Legislation that complicates investigations came in force

On March 15 the amendment to the Criminal Procedure Code know as the so-called ‘Lozovyi’s clause’ came into effect. Although the clause has been somewhat softened in course of adoption, it still introduces the following obstacles for all criminal investigations, including those of NABU:

  1. Possibility to appeal the notice of suspicion during a month (two months for severe crimes)  after its announcement. If the notice is successfully appealed, this does not automatically close the case, but enables unfreezing the assets and lifting all other preventive measures introduced after the notice was served.
  2. Necessity to receive courts warrant for each and every expertise needed for investigation. From now on, the permissions to hold economic, ballistic, criminalistic and any other expertise may only be appointed if agreed by an investigative judge.
  3. Investigative bodies shall address their requests for warrants only to an investigative judge in a court situated in the same administrative district where investigative body is registered.  Namely, from now on NABU may only address Solomianskiy district court of Kyiv, without any alternative; previously NABU also addressed Lviv district court, where its regional unit is situated.

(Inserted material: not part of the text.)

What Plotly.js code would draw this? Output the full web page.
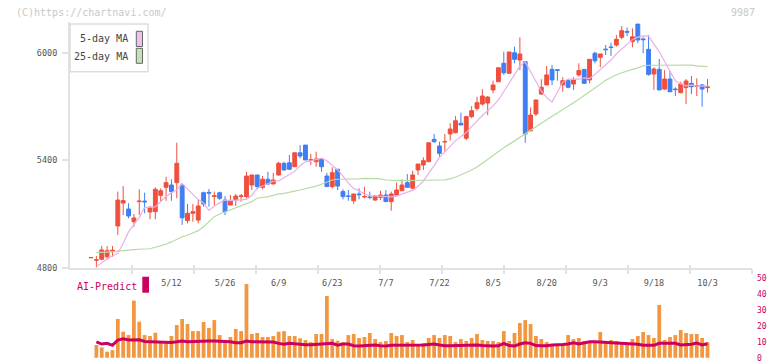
<!DOCTYPE html>
<html><head><meta charset="utf-8">
<script src="https://cdn.plot.ly/plotly-3.0.1.min.js"></script>
<style>html,body{margin:0;padding:0;background:#fff}#chart{width:772px;height:361px}</style>
</head><body><div id="chart"></div>
<script>
const dates = ['4/16','4/17','4/18','4/21','4/22','4/23','4/24','4/25','4/28','4/30','5/1','5/2','5/7','5/8','5/9','5/12','5/13','5/14','5/15','5/16','5/19','5/20','5/21','5/22','5/23','5/26','5/27','5/28','5/29','5/30','6/2','6/3','6/4','6/5','6/6','6/9','6/10','6/11','6/12','6/13','6/16','6/17','6/18','6/19','6/20','6/23','6/24','6/25','6/26','6/27','6/30','7/1','7/2','7/3','7/4','7/7','7/8','7/9','7/10','7/11','7/14','7/15','7/16','7/17','7/18','7/22','7/23','7/24','7/25','7/28','7/29','7/30','7/31','8/1','8/4','8/5','8/6','8/7','8/8','8/12','8/13','8/14','8/15','8/18','8/19','8/20','8/21','8/22','8/25','8/26','8/27','8/28','8/29','9/1','9/2','9/3','9/4','9/5','9/8','9/9','9/10','9/11','9/12','9/16','9/17','9/18','9/19','9/22','9/24','9/25','9/26','9/29','9/30','10/1','10/2','10/3'];

const openP = [4855,4842,4847,4861,4893,5033,5161,5128,5057,5169,5172,5111,5113,5204,5249,5262,5275,5262,5063,5104,5066,5219,5221,5198,5219,5178,5150,5178,5198,5197,5262,5318,5249,5294,5268,5318,5383,5386,5364,5442,5485,5400,5392,5405,5312,5253,5350,5225,5201,5174,5212,5195,5195,5178,5193,5206,5169,5206,5230,5275,5244,5346,5374,5392,5517,5480,5502,5547,5554,5607,5523,5644,5690,5714,5720,5793,5839,5942,5886,6001,5960,5951,5565,5659,5770,5821,5908,5906,5821,5845,5826,5877,5908,5849,5998,5975,6021,6033,6044,6087,6120,6063,6161,6078,6020,5882,5908,5798,5854,5798,5778,5806,5830,5813,5821,5806];
const highP = [4858,4865,4921,4921,4921,5225,5256,5160,5100,5238,5219,5145,5249,5243,5308,5294,5498,5272,5156,5156,5178,5225,5240,5225,5225,5200,5206,5212,5212,5336,5318,5318,5312,5336,5330,5392,5392,5430,5442,5485,5485,5435,5448,5411,5330,5361,5350,5238,5234,5212,5243,5253,5225,5206,5230,5234,5225,5275,5294,5323,5342,5379,5417,5498,5547,5504,5547,5607,5647,5666,5644,5703,5755,5797,5759,5845,5917,6007,6005,6035,6087,5951,5696,5737,5853,5927,5932,5908,5864,5853,5864,5942,5908,5964,6007,5994,6044,6057,6100,6150,6143,6137,6161,6087,6100,5920,5966,5904,5899,5808,5839,5854,5871,5858,5826,5854];
const lowP = [4854,4800,4843,4847,4861,4983,5093,5076,5029,5094,5104,5070,5070,5169,5174,5174,5188,5039,5048,5057,5048,5141,5141,5150,5178,5094,5150,5145,5169,5188,5234,5238,5238,5262,5265,5314,5342,5346,5364,5411,5402,5374,5364,5336,5253,5243,5234,5182,5174,5156,5182,5188,5182,5174,5178,5169,5118,5206,5230,5249,5238,5318,5346,5392,5498,5420,5448,5510,5551,5597,5513,5635,5677,5706,5652,5774,5839,5877,5886,5942,5904,5498,5560,5647,5765,5821,5821,5845,5783,5802,5793,5867,5826,5830,5942,5920,5988,5983,6035,6076,6094,6031,6054,5998,5873,5793,5793,5793,5783,5759,5774,5714,5770,5759,5699,5778];
const closeP = [4857,4844,4899,4895,4897,5178,5175,5089,5078,5172,5168,5137,5238,5230,5275,5225,5383,5079,5104,5113,5145,5156,5217,5202,5188,5113,5173,5200,5201,5312,5318,5253,5294,5268,5290,5383,5346,5350,5442,5424,5402,5403,5407,5364,5253,5331,5256,5197,5198,5212,5208,5198,5192,5200,5206,5169,5212,5234,5262,5249,5318,5379,5398,5498,5504,5439,5505,5575,5621,5597,5644,5677,5722,5759,5753,5821,5917,5889,6005,5964,5994,5547,5653,5737,5808,5877,5849,5903,5845,5808,5849,5901,5830,5964,5956,5994,6018,6030,6076,6124,6116,6090,6072,6074,5880,5910,5793,5854,5783,5795,5826,5843,5811,5816,5798,5810];

const ma5 = [null,4806,4828,4849,4865,4880,4935,5000,5042,5080,5136,5140,5140,5170,5198,5218,5235,5270,5238,5210,5181,5162,5120,5145,5162,5178,5175,5178,5180,5182,5205,5244,5256,5270,5283,5285,5302,5322,5338,5370,5392,5397,5404,5412,5397,5372,5346,5312,5272,5243,5230,5212,5203,5201,5200,5200,5196,5200,5209,5222,5232,5255,5285,5325,5370,5416,5450,5478,5510,5533,5555,5588,5622,5650,5677,5704,5737,5785,5829,5884,5926,5950,5892,5840,5788,5750,5725,5778,5837,5854,5854,5853,5860,5856,5880,5906,5934,5960,5995,6022,6050,6074,6088,6095,6094,6050,6006,5952,5896,5844,5828,5816,5820,5814,5816,5814];
const ma25 = [null,4884,4884,4886,4888,4893,4897,4899,4901,4903,4903,4906,4914,4921,4932,4944,4959,4973,4981,4992,5007,5029,5057,5085,5100,5111,5122,5135,5145,5156,5169,5188,5191,5197,5204,5212,5215,5223,5228,5234,5240,5249,5256,5266,5280,5290,5294,5294,5294,5294,5296,5299,5299,5297,5296,5290,5286,5286,5286,5286,5286,5288,5290,5290,5290,5290,5291,5296,5307,5318,5332,5346,5362,5384,5406,5430,5452,5470,5489,5509,5530,5549,5569,5588,5607,5625,5646,5664,5685,5703,5722,5741,5761,5782,5802,5825,5847,5863,5878,5889,5900,5908,5916,5928,5931,5931,5931,5932,5932,5932,5932,5932,5932,5927,5926,5923];

const volume = [null,8.0,6.5,3.8,4.8,24.3,16.3,14.2,35.8,22.6,14.2,13.6,15.7,10.0,9.4,13.6,20.5,24.3,21.1,16.7,16.7,22.4,18.6,23.6,14.2,10.0,13.0,18.0,16.7,46.2,14.9,15.5,13.0,13.0,13.6,16.3,16.7,13.6,13.6,12.2,11.1,9.8,14.9,14.9,38.7,11.7,10.7,9.8,14.2,14.9,12.4,13.0,15.5,11.7,9.8,10.5,15.5,13.6,14.2,9.8,11.1,8.6,9.2,12.4,14.2,12.4,14.2,13.6,9.8,11.7,10.5,12.4,14.9,11.1,10.5,10.5,9.8,16.7,10.5,15.5,21.8,23.6,21.1,13.6,11.7,9.8,8.0,7.3,8.0,14.2,11.7,12.4,10.5,10.5,10.5,16.1,9.8,11.1,10.5,9.8,8.0,11.7,13.6,16.1,14.2,12.4,33.1,11.1,13.0,14.2,17.4,15.5,14.9,14.9,12.4,9.8];
const aiPredict = [null,10.0,8.6,9.0,7.8,11.1,11.9,11.1,11.1,11.3,10.2,10.0,10.0,10.0,9.8,9.6,10.0,10.5,10.0,10.2,10.5,10.5,10.5,10.5,10.5,10.2,10.0,9.4,9.4,10.5,10.0,10.0,10.0,10.0,9.8,9.0,8.4,9.0,8.6,8.4,8.2,8.2,8.3,8.4,8.6,9.0,7.9,8.6,8.6,7.5,7.3,7.5,8.0,8.0,7.5,7.3,7.8,7.8,7.8,7.8,7.8,7.8,8.0,8.3,8.6,8.0,7.5,7.5,7.6,7.8,7.8,8.0,8.0,7.6,7.3,7.3,7.5,9.0,7.6,7.3,8.6,9.4,9.0,7.6,7.5,7.5,8.0,8.0,8.3,8.6,9.4,8.6,9.4,10.0,10.0,9.8,9.4,9.2,9.2,9.2,8.8,8.6,8.4,7.8,7.6,7.8,9.0,9.0,9.0,9.0,8.0,8.0,8.4,9.2,8.0,8.8];

const dateTicks = ['5/12','5/26','6/9','6/23','7/7','7/22','8/5','8/20','9/3','9/18','10/3'];
const priceTicks = [4800, 5400, 6000];
const volTicks = [0, 10, 20, 30, 40, 50];

const RED = '#f04f3e', BLUE = '#3f7ff2', PINK = '#e8b0e8', GREEN = '#b6dca6';
const ORANGE = '#f2963f', CRIMSON = '#cc0060', AXIS = '#e2e2e2';
const FONT = 'DejaVu Sans Mono';

const traces = [
  {type:'scatter', mode:'lines', x:dates, y:ma25, line:{color:GREEN, width:1.2}, xaxis:'x', yaxis:'y', hoverinfo:'skip'},
  {type:'scatter', mode:'lines', x:dates, y:ma5, line:{color:PINK, width:1.2}, xaxis:'x', yaxis:'y', hoverinfo:'skip'},
  {type:'candlestick', x:dates, open:openP, high:highP, low:lowP, close:closeP, xaxis:'x', yaxis:'y',
   increasing:{line:{color:RED, width:1}, fillcolor:RED},
   decreasing:{line:{color:BLUE, width:1}, fillcolor:BLUE},
   whiskerwidth:0, hoverinfo:'skip'},
  {type:'bar', x:dates, y:volume, xaxis:'x2', yaxis:'y2', marker:{color:ORANGE, line:{width:0}}, width:0.7, hoverinfo:'skip'},
  {type:'scatter', mode:'lines', x:dates, y:aiPredict, xaxis:'x2', yaxis:'y2', line:{color:CRIMSON, width:3}, hoverinfo:'skip'},
  {type:'scatter', x:[], y:[], xaxis:'x3', yaxis:'y', hoverinfo:'skip', showlegend:false},
  {type:'scatter', x:[], y:[], xaxis:'x4', yaxis:'y', hoverinfo:'skip', showlegend:false}
];

const W = 682, H = 337, L = 70, T = 22;
const px = v => (v - L) / W;
const py = v => (T + H - v) / H;

const layout = {
  width:772, height:361,
  margin:{l:70, r:20, t:22, b:2},
  paper_bgcolor:'#fff', plot_bgcolor:'rgba(0,0,0,0)',
  showlegend:false,
  boxgap:0.28, boxgroupgap:0,
  bargap:0.3,
  font:{family:FONT, size:9, color:'#555'},
  xaxis:{type:'category', domain:[0,1], anchor:'y', range:[-3.92, 123.3],
    showline:true, linecolor:AXIS, linewidth:2, ticks:'', showgrid:false, zeroline:false,
    tickmode:'array', tickvals:dateTicks, ticktext:dateTicks,
    tickfont:{family:FONT, size:8.5, color:'#555'}, ticklabelstandoff:6,
    rangeslider:{visible:false}, fixedrange:true},
  xaxis2:{type:'category', matches:'x', anchor:'y2', domain:[0,1], showline:false, ticks:'', showticklabels:false, showgrid:false, zeroline:false, rangeslider:{visible:false}},
  xaxis3:{overlaying:'x', anchor:'y', range:[0,11], tickmode:'array', tickvals:[1,2,3,4,5,6,7,8,9,10,11],
    ticks:'outside', ticklen:5, tickwidth:2, tickcolor:AXIS, showticklabels:false, showline:false, showgrid:false, zeroline:false},
  xaxis4:{overlaying:'x', anchor:'y', range:[0,11], tickmode:'array', tickvals:[1,2,3,4,5,6,7,8,9,10,11],
    ticks:'inside', ticklen:3, tickwidth:2, tickcolor:AXIS, showticklabels:false, showline:false, showgrid:false, zeroline:false},
  yaxis:{domain:[py(267.7), 1], anchor:'x', range:[4800, 6172.6],
    showline:true, linecolor:AXIS, linewidth:2, showgrid:false, zeroline:false,
    tickmode:'array', tickvals:priceTicks, ticktext:priceTicks.map(String),
    ticks:'outside', ticklen:6, tickwidth:2, tickcolor:AXIS,
    tickfont:{family:FONT, size:8.5, color:'#555'}, ticklabelstandoff:3, fixedrange:true},
  yaxis2:{domain:[0, py(278)], anchor:'x2', side:'right', range:[-0.8, 50],
    showline:false, showgrid:false, zeroline:false, ticks:'', ticklabeloverflow:'allow', ticklabelshift:-4.5,
    tickmode:'array', tickvals:volTicks, ticktext:volTicks.map(String),
    tickfont:{family:FONT, size:8, color:CRIMSON}, ticklabelstandoff:4},
  shapes:[
    {type:'rect', xref:'paper', yref:'paper', x0:px(70), x1:px(148), y0:py(71.7), y1:py(24), line:{color:'#dddddd', width:1.5}, fillcolor:'#fff', layer:'above'},
    {type:'rect', xref:'paper', yref:'paper', x0:px(136.3), x1:px(142.5), y0:py(46.5), y1:py(31.3), line:{color:'#666', width:1}, fillcolor:'#f0c0f0', layer:'above'},
    {type:'rect', xref:'paper', yref:'paper', x0:px(136.3), x1:px(142.5), y0:py(63.3), y1:py(48.3), line:{color:'#666', width:1}, fillcolor:'#c2e4b4', layer:'above'},
    {type:'rect', xref:'paper', yref:'paper', x0:px(142.3), x1:px(149), y0:py(292.7), y1:py(276.7), line:{width:0}, fillcolor:CRIMSON, layer:'above'}
  ],
  annotations:[
    {xref:'paper', yref:'paper', x:px(14), y:py(12), xanchor:'left', yanchor:'middle', showarrow:false, text:'(C)https://chartnavi.com/', font:{family:FONT, size:10, color:'#c8c8c8'}},
    {xref:'paper', yref:'paper', x:px(757), y:py(12), xanchor:'right', yanchor:'middle', showarrow:false, text:'9987', font:{family:FONT, size:10, color:'#c8c8c8'}},
    {xref:'paper', yref:'paper', x:px(130), y:py(39), xanchor:'right', yanchor:'middle', showarrow:false, text:'5-day MA', font:{family:FONT, size:10, color:'#444'}},
    {xref:'paper', yref:'paper', x:px(130), y:py(56), xanchor:'right', yanchor:'middle', showarrow:false, text:'25-day MA', font:{family:FONT, size:10, color:'#444'}},
    {xref:'paper', yref:'paper', x:px(75), y:py(286), xanchor:'left', yanchor:'middle', showarrow:false, text:'AI-Predict', font:{family:FONT, size:10, color:CRIMSON}}
  ]
};

Plotly.newPlot('chart', traces, layout, {displayModeBar:false, staticPlot:true});
</script></body></html>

  4. Decision on extending the term of criminal investigation over two month after suspicion is announced may only be adopted by an investigative judge, while previously this was up to the prosecutor. Almost all NABU cases need extension of investigation beyond two months, so judges receive extra powers to influence NABU investigations/close NABU cases. In addition, since investigative judges will also be overburdened with warrants requests, some cases may be closed before relevant judge finds time or opportunity to consider extension.